[Rows from a dataset of charts and code]

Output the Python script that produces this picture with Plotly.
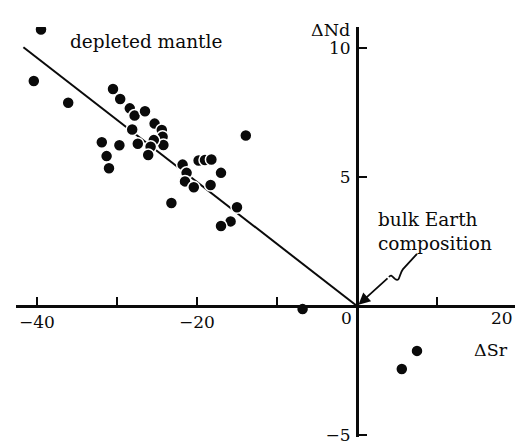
import plotly.graph_objects as go

# Data
delta_sr = [-39.5, -40.4, -36.1, -30.5, -29.6, -28.4, -27.8, -26.5, -28.1, -25.3,
            -24.4, -24.3, -24.2, -25.4, -25.8, -26.1, -27.4, -29.7, -31.9, -31.3,
            -31.0, -13.9, -21.8, -21.3, -21.5, -20.4, -19.8, -19.0, -18.2, -17.0,
            -18.3, -23.2, -15.0, -15.8, -17.0, -6.8, 5.6, 7.5]
delta_nd = [10.72, 8.72, 7.88, 8.41, 8.02, 7.66, 7.38, 7.55, 6.84, 7.07,
            6.82, 6.56, 6.24, 6.43, 6.17, 5.85, 6.29, 6.23, 6.35, 5.81,
            5.34, 6.61, 5.48, 5.16, 4.83, 4.60, 5.64, 5.66, 5.68, 5.16,
            4.69, 3.99, 3.83, 3.28, 3.10, -0.12, -2.44, -1.74]

mantle_line_x = [-41.7, 0.0]
mantle_line_y = [10.03, 0.0]

x_ticks = [-40, -30, -20, -10, 0, 10]
x_ticktext = ["\u221240", "", "\u221220", "", "", ""]
y_ticks = [-5, 0, 5, 10]
y_ticktext = ["\u22125", "", "5", "10"]

# squiggle of the "bulk Earth" pointer (data coords)
squig_x = [7.5, 5.75, 5.25, 5.375, 4.75, 4.375, 4.25, 4.0]
squig_y = [2.02, 1.43, 1.24, 0.89, 1.05, 1.16, 1.24, 1.12]

W, H = 515, 445
ML, MR, MT, MB = 16, 0, 27, 8
PX_PER_X = 8.0
PX_PER_Y = 25.8
ORIGIN_PX = (357, 306)

x0 = (ML - ORIGIN_PX[0]) / PX_PER_X
x1 = (W - MR - ORIGIN_PX[0]) / PX_PER_X
y1 = (ORIGIN_PX[1] - MT) / PX_PER_Y
y0 = (ORIGIN_PX[1] - (H - MB)) / PX_PER_Y

PW = W - ML - MR
PH = H - MT - MB


def px_to_paper(px, py):
    return (px - ML) / PW, ((H - MB) - py) / PH


INK = "#0a0a0a"
FONT = "DejaVu Serif"

fig = go.Figure()
fig.add_trace(go.Scatter(x=mantle_line_x, y=mantle_line_y, mode="lines",
                         line=dict(color=INK, width=2), hoverinfo="skip",
                         showlegend=False))
fig.add_trace(go.Scatter(x=delta_sr, y=delta_nd, mode="markers",
                         marker=dict(size=12, color=INK,
                                     line=dict(color="white", width=1.5)),
                         showlegend=False))

path = "M {},{} L {},{} C {},{} {},{} {},{} C {},{} {},{} {},{}".format(
    squig_x[0], squig_y[0], squig_x[1], squig_y[1],
    squig_x[2], squig_y[2], squig_x[3], squig_y[3], squig_x[4], squig_y[4],
    squig_x[5], squig_y[5], squig_x[6], squig_y[6], squig_x[7], squig_y[7])
fig.add_shape(type="path", path=path, xref="x", yref="y",
              line=dict(color=INK, width=1.8))

p20 = px_to_paper(502, 318)
pzero = px_to_paper(346, 318)
psr = px_to_paper(491, 350)
pnd = px_to_paper(352, 30)

TXT = 18.5

fig.update_layout(
    width=W, height=H,
    margin=dict(l=ML, r=MR, t=MT, b=MB, autoexpand=False),
    paper_bgcolor="white", plot_bgcolor="white",
    font=dict(family=FONT, size=17, color=INK),
    xaxis=dict(range=[x0, x1], anchor="free",
               position=(0 - y0) / (y1 - y0),
               tickvals=x_ticks, ticktext=x_ticktext,
               ticks="inside", ticklen=8, tickwidth=2, tickcolor=INK,
               showline=True, linewidth=3, linecolor=INK,
               showgrid=False, zeroline=False,
               tickfont=dict(family=FONT, size=17, color=INK)),
    yaxis=dict(range=[y0, y1], anchor="free",
               position=(0 - x0) / (x1 - x0),
               tickvals=y_ticks, ticktext=y_ticktext,
               ticks="inside", ticklen=8, tickwidth=2, tickcolor=INK,
               showline=True, linewidth=3, linecolor=INK,
               showgrid=False, zeroline=False, ticklabelstandoff=2,
               tickfont=dict(family=FONT, size=17, color=INK)),
    annotations=[
        dict(x=0, y=0, xref="x", yref="y", ax=squig_x[-1], ay=squig_y[-1],
             axref="x", ayref="y", text="", showarrow=True,
             arrowhead=2, arrowsize=1.3, arrowwidth=1.8, arrowcolor=INK,
             standoff=2),
        dict(x=pzero[0], y=pzero[1], xref="paper", yref="paper", text="0",
             showarrow=False, xanchor="center", yanchor="middle"),
        dict(x=p20[0], y=p20[1], xref="paper", yref="paper", text="20",
             showarrow=False, xanchor="center", yanchor="middle"),
        dict(text="\u0394Sr", x=psr[0], y=psr[1], xref="paper", yref="paper",
             xanchor="center", yanchor="middle",
             showarrow=False, font=dict(size=17.5)),
        dict(text="\u0394Nd", x=pnd[0], y=pnd[1], xref="paper", yref="paper",
             xanchor="right", yanchor="middle", showarrow=False,
             font=dict(size=17.5)),
        dict(text="depleted mantle", x=-36.1, y=10.25, xref="x", yref="y",
             xanchor="left", showarrow=False, font=dict(size=TXT)),
        dict(text="bulk Earth<br>composition", x=2.4, y=2.9, xref="x", yref="y",
             xanchor="left", align="left", showarrow=False,
             font=dict(size=TXT)),
    ],
)

fig.write_html(
    "out.html",
    config={"displayModeBar": False},
    post_script="document.body.style.margin='0';"
                "document.body.style.overflow='hidden';",
)
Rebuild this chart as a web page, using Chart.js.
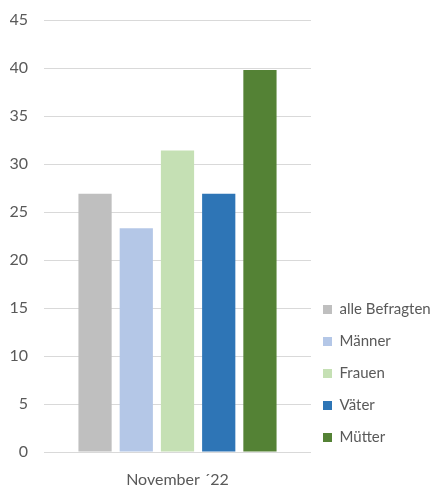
<!DOCTYPE html>
<html>
<head>
<meta charset="utf-8">
<script src="https://cdn.jsdelivr.net/npm/chart.js@4/dist/chart.umd.min.js"></script>
<style>
  html, body { margin: 0; padding: 0; background: #ffffff; }
  #wrap { width: 437px; height: 485px; position: relative; }
</style>
</head>
<body>
<div id="wrap"><canvas id="chart"></canvas></div>
<script>
// Survey values, one bar per group
const categories = ['November ´22'];
const groups = ['alle Befragten', 'Männer', 'Frauen', 'Väter', 'Mütter'];
const values = [26.9, 23.3, 31.4, 26.9, 39.8];
const groupColors = ['#bfbfbf', '#b4c7e7', '#c5e0b4', '#2e75b6', '#548235'];
const yTicks = [0, 5, 10, 15, 20, 25, 30, 35, 40, 45];

const textColor = '#595959';
const fontFamily = 'Lato, "Open Sans", sans-serif';

// nudges the legend block down and to the left after layout
const legendOffset = {
    id: 'legendOffset',
    afterLayout(chart) {
        const lg = chart.legend;
        if (!lg) return;
        lg.top += 10;
        lg.bottom += 10;
        lg.left -= 5;
        lg.right -= 5;
    }
};

function buildChart() {
    const datasets = groups.map((name, i) => ({
        label: name,
        data: [values[i]],
        backgroundColor: groupColors[i],
        borderWidth: 0,
        categoryPercentage: 0.772,
        barPercentage: 0.806
    }));

    new Chart(document.getElementById('chart'), {
        type: 'bar',
        data: {
            labels: categories,
            datasets: datasets
        },
        plugins: [legendOffset],
        options: {
            responsive: true,
            maintainAspectRatio: false,
            animation: false,
            layout: {
                padding: { top: 20, left: 10, right: 0, bottom: 0 }
            },
            plugins: {
                tooltip: { enabled: false },
                legend: {
                    position: 'right',
                    align: 'end',
                    fullSize: false,
                    maxWidth: 126,
                    labels: {
                        color: textColor,
                        font: { family: fontFamily, size: 15 },
                        boxWidth: 9,
                        boxHeight: 9,
                        padding: 17
                    }
                }
            },
            scales: {
                x: {
                    afterFit: (axis) => { axis.height = 33; },
                    grid: { display: false },
                    border: { display: false },
                    ticks: {
                        color: textColor,
                        font: { family: fontFamily, size: 16 },
                        padding: 10
                    }
                },
                y: {
                    min: 0,
                    max: 45,
                    afterFit: (axis) => {
                        axis.width = 34;
                        axis.paddingTop = 10;
                        axis.paddingBottom = 0;
                    },
                    afterBuildTicks: (axis) => {
                        axis.ticks = yTicks.map(v => ({ value: v }));
                    },
                    grid: {
                        color: '#d9d9d9',
                        lineWidth: 1,
                        drawTicks: false
                    },
                    border: { display: false },
                    ticks: {
                        color: textColor,
                        font: { family: fontFamily, size: 16 },
                        padding: 16
                    }
                }
            }
        }
    });
}

// make sure the font is measured correctly before layout
document.fonts.load('16px Lato').then(buildChart, buildChart);
</script>
</body>
</html>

● SHORT EXERCISE
Everything from the first line of the listing above through the line that contains "import plotly.graph_objects as go" is to be restated word for word, minus the pictures.

● REPLY TO THE TASK
Output the Python script that produces this picture with Plotly.
import plotly.graph_objects as go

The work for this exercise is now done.